Data provided
--------------------------------

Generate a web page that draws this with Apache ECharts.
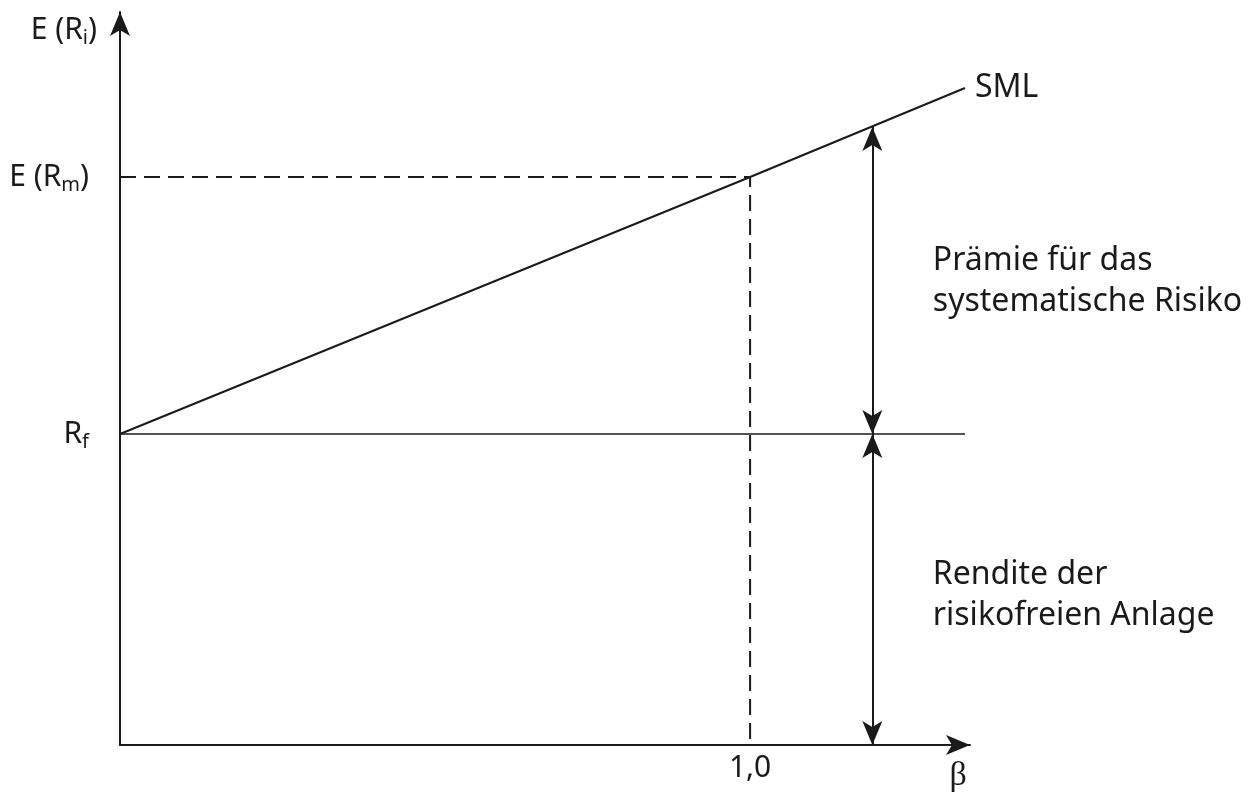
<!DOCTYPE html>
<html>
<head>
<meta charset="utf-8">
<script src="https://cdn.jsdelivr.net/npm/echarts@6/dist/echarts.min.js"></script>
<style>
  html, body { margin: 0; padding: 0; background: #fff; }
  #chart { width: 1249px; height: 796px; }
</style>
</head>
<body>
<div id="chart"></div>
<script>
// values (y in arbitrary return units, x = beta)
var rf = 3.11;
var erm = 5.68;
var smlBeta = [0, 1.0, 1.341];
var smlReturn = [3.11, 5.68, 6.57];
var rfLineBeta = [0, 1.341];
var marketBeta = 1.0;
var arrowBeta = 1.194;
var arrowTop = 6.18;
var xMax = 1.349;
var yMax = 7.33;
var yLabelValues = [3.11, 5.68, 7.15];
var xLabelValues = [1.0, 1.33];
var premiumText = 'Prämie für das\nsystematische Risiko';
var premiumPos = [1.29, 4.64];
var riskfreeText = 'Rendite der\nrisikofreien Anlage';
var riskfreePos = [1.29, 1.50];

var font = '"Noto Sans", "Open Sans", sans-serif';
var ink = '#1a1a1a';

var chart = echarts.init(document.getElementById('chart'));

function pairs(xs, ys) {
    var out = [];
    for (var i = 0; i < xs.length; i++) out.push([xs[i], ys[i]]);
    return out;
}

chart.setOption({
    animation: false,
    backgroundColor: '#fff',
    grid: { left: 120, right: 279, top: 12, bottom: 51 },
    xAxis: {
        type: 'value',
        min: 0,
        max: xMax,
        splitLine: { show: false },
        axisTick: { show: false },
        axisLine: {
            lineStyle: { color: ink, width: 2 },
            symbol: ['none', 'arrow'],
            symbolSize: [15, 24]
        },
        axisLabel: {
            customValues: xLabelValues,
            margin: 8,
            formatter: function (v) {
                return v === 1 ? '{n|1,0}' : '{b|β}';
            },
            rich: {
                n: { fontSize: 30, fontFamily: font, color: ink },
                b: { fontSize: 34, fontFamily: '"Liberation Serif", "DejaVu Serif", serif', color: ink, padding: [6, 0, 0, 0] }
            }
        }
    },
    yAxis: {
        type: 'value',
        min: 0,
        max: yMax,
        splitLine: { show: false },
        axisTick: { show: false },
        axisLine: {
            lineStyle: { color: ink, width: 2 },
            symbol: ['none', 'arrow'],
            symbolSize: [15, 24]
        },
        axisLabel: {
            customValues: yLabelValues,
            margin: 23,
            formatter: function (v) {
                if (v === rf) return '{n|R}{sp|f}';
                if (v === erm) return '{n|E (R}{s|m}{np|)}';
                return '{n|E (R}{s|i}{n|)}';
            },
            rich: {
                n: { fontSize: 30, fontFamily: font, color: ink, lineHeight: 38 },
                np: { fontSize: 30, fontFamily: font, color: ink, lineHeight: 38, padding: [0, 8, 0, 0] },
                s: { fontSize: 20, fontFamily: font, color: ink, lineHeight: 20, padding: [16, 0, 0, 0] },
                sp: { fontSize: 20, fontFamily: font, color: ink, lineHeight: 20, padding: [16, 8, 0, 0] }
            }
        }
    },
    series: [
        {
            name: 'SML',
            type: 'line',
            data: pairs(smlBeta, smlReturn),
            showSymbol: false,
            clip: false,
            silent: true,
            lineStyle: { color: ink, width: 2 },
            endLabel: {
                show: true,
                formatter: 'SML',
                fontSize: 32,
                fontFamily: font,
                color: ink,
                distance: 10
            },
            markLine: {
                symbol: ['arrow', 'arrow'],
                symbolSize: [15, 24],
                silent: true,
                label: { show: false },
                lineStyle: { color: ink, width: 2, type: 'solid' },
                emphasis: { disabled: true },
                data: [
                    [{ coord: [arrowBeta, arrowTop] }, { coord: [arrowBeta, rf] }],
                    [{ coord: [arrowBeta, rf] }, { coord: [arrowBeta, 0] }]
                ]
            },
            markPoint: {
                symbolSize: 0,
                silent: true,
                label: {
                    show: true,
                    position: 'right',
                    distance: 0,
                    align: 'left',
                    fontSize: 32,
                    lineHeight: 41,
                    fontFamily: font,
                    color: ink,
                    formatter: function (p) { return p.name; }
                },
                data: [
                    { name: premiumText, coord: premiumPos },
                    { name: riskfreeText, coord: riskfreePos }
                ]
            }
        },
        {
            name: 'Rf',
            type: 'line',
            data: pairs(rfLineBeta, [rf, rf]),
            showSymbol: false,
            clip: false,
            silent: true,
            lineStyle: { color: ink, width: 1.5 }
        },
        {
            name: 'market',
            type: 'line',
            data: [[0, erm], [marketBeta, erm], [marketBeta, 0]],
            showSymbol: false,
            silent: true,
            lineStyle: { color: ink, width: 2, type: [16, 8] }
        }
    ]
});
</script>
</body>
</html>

--------------------------------

What is being asked
Copy every line above word for word and exclude the pictures.

Task response
Generate a web page that draws this with Apache ECharts.
<!DOCTYPE html>
<html>
<head>
<meta charset="utf-8">
<script src="https://cdn.jsdelivr.net/npm/echarts@6/dist/echarts.min.js"></script>
<style>
  html, body { margin: 0; padding: 0; background: #fff; }
  #chart { width: 1249px; height: 796px; }
</style>
</head>
<body>
<div id="chart"></div>
<script>
// values (y in arbitrary return units, x = beta)
var rf = 3.11;
var erm = 5.68;
var smlBeta = [0, 1.0, 1.341];
var smlReturn = [3.11, 5.68, 6.57];
var rfLineBeta = [0, 1.341];
var marketBeta = 1.0;
var arrowBeta = 1.194;
var arrowTop = 6.18;
var xMax = 1.349;
var yMax = 7.33;
var yLabelValues = [3.11, 5.68, 7.15];
var xLabelValues = [1.0, 1.33];
var premiumText = 'Prämie für das\nsystematische Risiko';
var premiumPos = [1.29, 4.64];
var riskfreeText = 'Rendite der\nrisikofreien Anlage';
var riskfreePos = [1.29, 1.50];

var font = '"Noto Sans", "Open Sans", sans-serif';
var ink = '#1a1a1a';

var chart = echarts.init(document.getElementById('chart'));

function pairs(xs, ys) {
    var out = [];
    for (var i = 0; i < xs.length; i++) out.push([xs[i], ys[i]]);
    return out;
}

chart.setOption({
    animation: false,
    backgroundColor: '#fff',
    grid: { left: 120, right: 279, top: 12, bottom: 51 },
    xAxis: {
        type: 'value',
        min: 0,
        max: xMax,
        splitLine: { show: false },
        axisTick: { show: false },
        axisLine: {
            lineStyle: { color: ink, width: 2 },
            symbol: ['none', 'arrow'],
            symbolSize: [15, 24]
        },
        axisLabel: {
            customValues: xLabelValues,
            margin: 8,
            formatter: function (v) {
                return v === 1 ? '{n|1,0}' : '{b|β}';
            },
            rich: {
                n: { fontSize: 30, fontFamily: font, color: ink },
                b: { fontSize: 34, fontFamily: '"Liberation Serif", "DejaVu Serif", serif', color: ink, padding: [6, 0, 0, 0] }
            }
        }
    },
    yAxis: {
        type: 'value',
        min: 0,
        max: yMax,
        splitLine: { show: false },
        axisTick: { show: false },
        axisLine: {
            lineStyle: { color: ink, width: 2 },
            symbol: ['none', 'arrow'],
            symbolSize: [15, 24]
        },
        axisLabel: {
            customValues: yLabelValues,
            margin: 23,
            formatter: function (v) {
                if (v === rf) return '{n|R}{sp|f}';
                if (v === erm) return '{n|E (R}{s|m}{np|)}';
                return '{n|E (R}{s|i}{n|)}';
            },
            rich: {
                n: { fontSize: 30, fontFamily: font, color: ink, lineHeight: 38 },
                np: { fontSize: 30, fontFamily: font, color: ink, lineHeight: 38, padding: [0, 8, 0, 0] },
                s: { fontSize: 20, fontFamily: font, color: ink, lineHeight: 20, padding: [16, 0, 0, 0] },
                sp: { fontSize: 20, fontFamily: font, color: ink, lineHeight: 20, padding: [16, 8, 0, 0] }
            }
        }
    },
    series: [
        {
            name: 'SML',
            type: 'line',
            data: pairs(smlBeta, smlReturn),
            showSymbol: false,
            clip: false,
            silent: true,
            lineStyle: { color: ink, width: 2 },
            endLabel: {
                show: true,
                formatter: 'SML',
                fontSize: 32,
                fontFamily: font,
                color: ink,
                distance: 10
            },
            markLine: {
                symbol: ['arrow', 'arrow'],
                symbolSize: [15, 24],
                silent: true,
                label: { show: false },
                lineStyle: { color: ink, width: 2, type: 'solid' },
                emphasis: { disabled: true },
                data: [
                    [{ coord: [arrowBeta, arrowTop] }, { coord: [arrowBeta, rf] }],
                    [{ coord: [arrowBeta, rf] }, { coord: [arrowBeta, 0] }]
                ]
            },
            markPoint: {
                symbolSize: 0,
                silent: true,
                label: {
                    show: true,
                    position: 'right',
                    distance: 0,
                    align: 'left',
                    fontSize: 32,
                    lineHeight: 41,
                    fontFamily: font,
                    color: ink,
                    formatter: function (p) { return p.name; }
                },
                data: [
                    { name: premiumText, coord: premiumPos },
                    { name: riskfreeText, coord: riskfreePos }
                ]
            }
        },
        {
            name: 'Rf',
            type: 'line',
            data: pairs(rfLineBeta, [rf, rf]),
            showSymbol: false,
            clip: false,
            silent: true,
            lineStyle: { color: ink, width: 1.5 }
        },
        {
            name: 'market',
            type: 'line',
            data: [[0, erm], [marketBeta, erm], [marketBeta, 0]],
            showSymbol: false,
            silent: true,
            lineStyle: { color: ink, width: 2, type: [16, 8] }
        }
    ]
});
</script>
</body>
</html>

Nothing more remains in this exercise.